Бл*дь! Неужели она собиралась покинуть мою спальню и вернуться в свою кровать. Я не хотел, чтобы она уходила, мне хотелось спать всю ночь, сжимая ее в своих объятиях. Черт, мне просто необходимо, чтобы она была рядом со мной, после тех ужасов, которые только что мне рассказала.

Но ее вопрос удивил меня.

— Ты не будешь возражать, если я воспользуюсь твоим душем? Мне необходимо прочистить голову, думаю горячая вода поможет.

— Пожалуйста, не в чем себе не отказывай, если ты почувствуешь себя от этого лучше, — сказал я, мысленно кастрируя себя за все поганые грязные мыслишки, которые тут же возникли у меня в голове, представляя ее мокрой и голой в своем душе. Мой член стал страдать от этих видений, но переживет.

— Спасибо, — негромко сказала она, покидая кровать и мягкой поступью направляясь в сторону ванной комнаты.

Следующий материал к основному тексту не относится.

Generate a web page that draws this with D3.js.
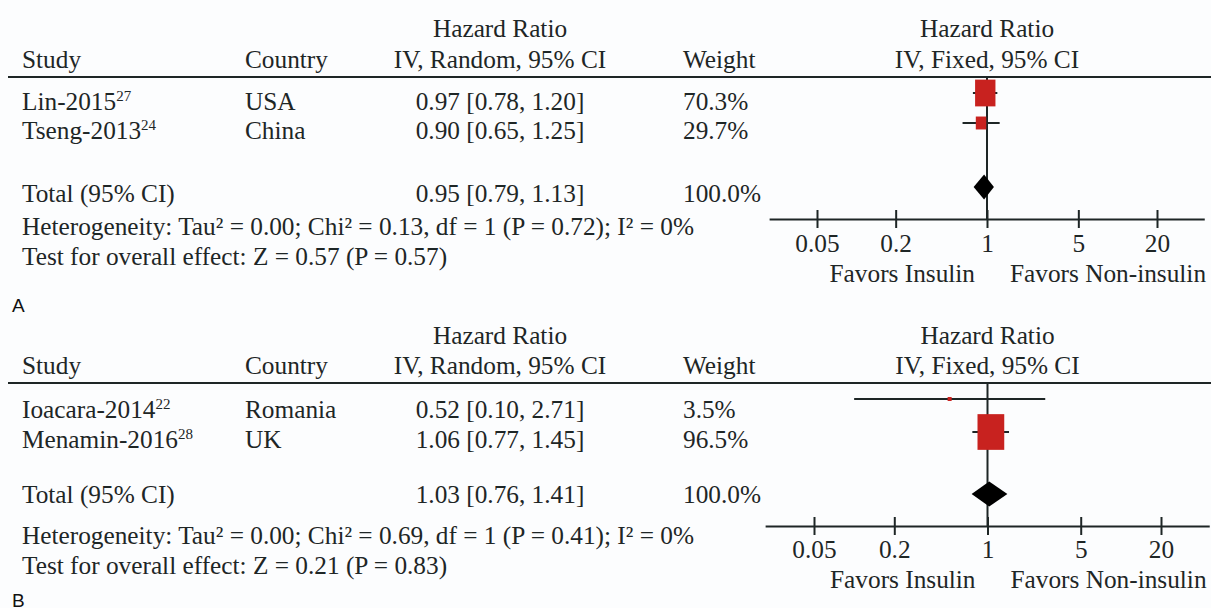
<!DOCTYPE html>
<html>
<head>
<meta charset="utf-8">
<script src="https://cdn.jsdelivr.net/npm/d3@7"></script>
<style>
  html, body { margin: 0; padding: 0; background: #fcfdfe; }
  svg { display: block; }
</style>
</head>
<body>
<script>
// ---- Panel A: insulin vs non-insulin, studies ----
const studiesA   = ["Lin-2015", "Tseng-2013"];
const refsA      = ["27", "24"];
const countriesA = ["USA", "China"];
const hrA        = [0.97, 0.90];
const lowerA     = [0.78, 0.65];
const upperA     = [1.20, 1.25];
const weightA    = [70.3, 29.7];
const totalA     = [0.95, 0.79, 1.13];   // estimate, lower, upper
const hetA       = "Heterogeneity: Tau² = 0.00; Chi² = 0.13, df = 1 (P = 0.72); I² = 0%";
const testA      = "Test for overall effect: Z = 0.57 (P = 0.57)";

// ---- Panel B ----
const studiesB   = ["Ioacara-2014", "Menamin-2016"];
const refsB      = ["22", "28"];
const countriesB = ["Romania", "UK"];
const hrB        = [0.52, 1.06];
const lowerB     = [0.10, 0.77];
const upperB     = [2.71, 1.45];
const weightB    = [3.5, 96.5];
const totalB     = [1.03, 0.76, 1.41];
const hetB       = "Heterogeneity: Tau² = 0.00; Chi² = 0.69, df = 1 (P = 0.41); I² = 0%";
const testB      = "Test for overall effect: Z = 0.21 (P = 0.83)";

// ---- shared axis / header text ----
const tickValues = [0.05, 0.2, 1, 5, 20];
const tickLabels = ["0.05", "0.2", "1", "5", "20"];
const colHeaders = ["Study", "Country", "IV, Random, 95% CI", "Weight"];
const effectTitle = "Hazard Ratio";
const plotSubtitle = "IV, Fixed, 95% CI";
const favorsLeft = "Favors Insulin";
const favorsRight = "Favors Non-insulin";
const panelLabels = ["A", "B"];

const W = 1211, H = 608;
const INK = "#1e2626";
const RED = "#c8221f";
const SERIF = "'Liberation Serif', 'Times New Roman', serif";
const FS = 25.3;

const svg = d3.select("body").append("svg")
  .attr("width", W).attr("height", H)
  .style("background", "#fcfdfe");

// vertical layout of each panel (pixel positions)
const layouts = [
  { hdr1: 37, hdr2: 68, rule: 77, rowBase: [110, 139], rowY: [93, 123], totBase: 202, totY: 187,
    het: 235, test: 265, axisY: 219, tickBase: 252, favBase: 282, label: 312,
    range: [817, 1157] },
  { hdr1: 344, hdr2: 374, rule: 383, rowBase: [418, 448], rowY: [399, 432], totBase: 503, totY: 494,
    het: 544, test: 574, axisY: 526, tickBase: 558, favBase: 588, label: 607,
    range: [814, 1161] }
];

const panels = [
  { studies: studiesA, refs: refsA, countries: countriesA, hr: hrA, lo: lowerA, hi: upperA,
    w: weightA, total: totalA, het: hetA, test: testA },
  { studies: studiesB, refs: refsB, countries: countriesB, hr: hrB, lo: lowerB, hi: upperB,
    w: weightB, total: totalB, het: hetB, test: testB }
];

// box size grows with study weight (with a small minimum size)
const boxW = d3.scaleLinear().domain([0, 100]).range([3.2, 27.6]);
const boxH = d3.scaleLinear().domain([0, 100]).range([2.8, 36.9]);

const colX = { study: 22, country: 245, effect: 500, weight: 683 };

panels.forEach((p, i) => {
  const L = layouts[i];
  const g = svg.append("g");
  const x = d3.scaleLog().domain([0.05, 20]).range(L.range);

  const text = (tx, ty, str, anchor) => g.append("text")
    .attr("x", tx).attr("y", ty)
    .attr("text-anchor", anchor || "start")
    .attr("font-family", SERIF).attr("font-size", FS)
    .attr("fill", INK).text(str);

  // headers
  text(colX.effect, L.hdr1, effectTitle, "middle");
  text(x(1), L.hdr1, effectTitle, "middle");
  text(colX.study, L.hdr2, colHeaders[0]);
  text(colX.country, L.hdr2, colHeaders[1]);
  text(colX.effect, L.hdr2, colHeaders[2], "middle");
  text(colX.weight, L.hdr2, colHeaders[3]);
  text(x(1), L.hdr2, plotSubtitle, "middle");

  g.append("line")
    .attr("x1", 8).attr("x2", W).attr("y1", L.rule).attr("y2", L.rule)
    .attr("stroke", INK).attr("stroke-width", 2);

  // study rows
  p.studies.forEach((s, j) => {
    const t = text(colX.study, L.rowBase[j], s);
    t.append("tspan").attr("font-size", 15).attr("dy", -9).text(p.refs[j]);
    text(colX.country, L.rowBase[j], p.countries[j]);
    text(colX.effect, L.rowBase[j],
      `${p.hr[j].toFixed(2)} [${p.lo[j].toFixed(2)}, ${p.hi[j].toFixed(2)}]`, "middle");
    text(colX.weight, L.rowBase[j], `${p.w[j].toFixed(1)}%`);
  });

  // totals and summary lines
  text(colX.study, L.totBase, "Total (95% CI)");
  text(colX.effect, L.totBase,
    `${p.total[0].toFixed(2)} [${p.total[1].toFixed(2)}, ${p.total[2].toFixed(2)}]`, "middle");
  text(colX.weight, L.totBase, `${d3.sum(p.w).toFixed(1)}%`);
  text(colX.study, L.het, p.het);
  text(colX.study, L.test, p.test);

  // line of no effect
  g.append("line")
    .attr("x1", x(1)).attr("x2", x(1)).attr("y1", L.rule).attr("y2", L.axisY)
    .attr("stroke", INK).attr("stroke-width", 2);

  // confidence intervals
  g.selectAll(".ci").data(p.hr).enter().append("line")
    .attr("x1", (d, j) => x(p.lo[j])).attr("x2", (d, j) => x(p.hi[j]))
    .attr("y1", (d, j) => L.rowY[j]).attr("y2", (d, j) => L.rowY[j])
    .attr("stroke", INK).attr("stroke-width", 2);

  // weighted boxes
  g.selectAll(".box").data(p.hr).enter().append("rect")
    .attr("x", (d, j) => x(d) - boxW(p.w[j]) / 2)
    .attr("y", (d, j) => L.rowY[j] - boxH(p.w[j]) / 2)
    .attr("width", (d, j) => boxW(p.w[j]))
    .attr("height", (d, j) => boxH(p.w[j]))
    .attr("fill", RED);

  // pooled diamond
  const [est, lo, hi] = p.total;
  const dh = 12.5;
  g.append("path")
    .attr("d", `M${x(lo)},${L.totY} L${x(est)},${L.totY - dh} L${x(hi)},${L.totY} L${x(est)},${L.totY + dh} Z`)
    .attr("fill", "#000");

  // log axis
  const axisScale = x.copy().domain([0.0215, 46]).range([x(0.0215), x(46)]);
  const ax = g.append("g")
    .attr("transform", `translate(0,${L.axisY})`)
    .call(d3.axisBottom(axisScale).tickValues(tickValues)
      .tickFormat((d, k) => tickLabels[k]).tickSizeOuter(0).tickSizeInner(9));
  ax.select(".domain").attr("stroke", INK).attr("stroke-width", 2);
  ax.selectAll(".tick line").attr("y1", -9).attr("y2", 9)
    .attr("stroke", INK).attr("stroke-width", 2);
  ax.selectAll(".tick text")
    .attr("y", L.tickBase - L.axisY).attr("dy", 0)
    .attr("font-family", SERIF).attr("font-size", FS).attr("fill", INK);

  text(x(1) - 12, L.favBase, favorsLeft, "end");
  text(x(1) + 23, L.favBase, favorsRight, "start");

  // panel letter
  g.append("text")
    .attr("x", 12).attr("y", L.label)
    .attr("font-family", "'Liberation Sans', Arial, sans-serif")
    .attr("font-size", 19).attr("fill", "#111")
    .text(panelLabels[i]);
});
</script>
</body>
</html>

Сначала загорелся свет, через несколько секунд побежала вода. Мне потребовалась секунда, чтобы до меня, наконец, дошло, что она оставила дверь широко открытой. Я видел все, как она стояла перед зеркало в ванной комнате, просто смотря на мое отражение в зеркале.

Святой. Бл*дь. Ад. Она хотела, чтобы я видел ее. Я. Ее. Никто и никогда так изысканно не предлагал мне себя. Она просто хотела меня, она не хотела меня использовать. И она надеялась, что я тоже ее хочу. Господи, пока я буду жив, я никогда не забуду этого момента. Все было для меня. Только для меня.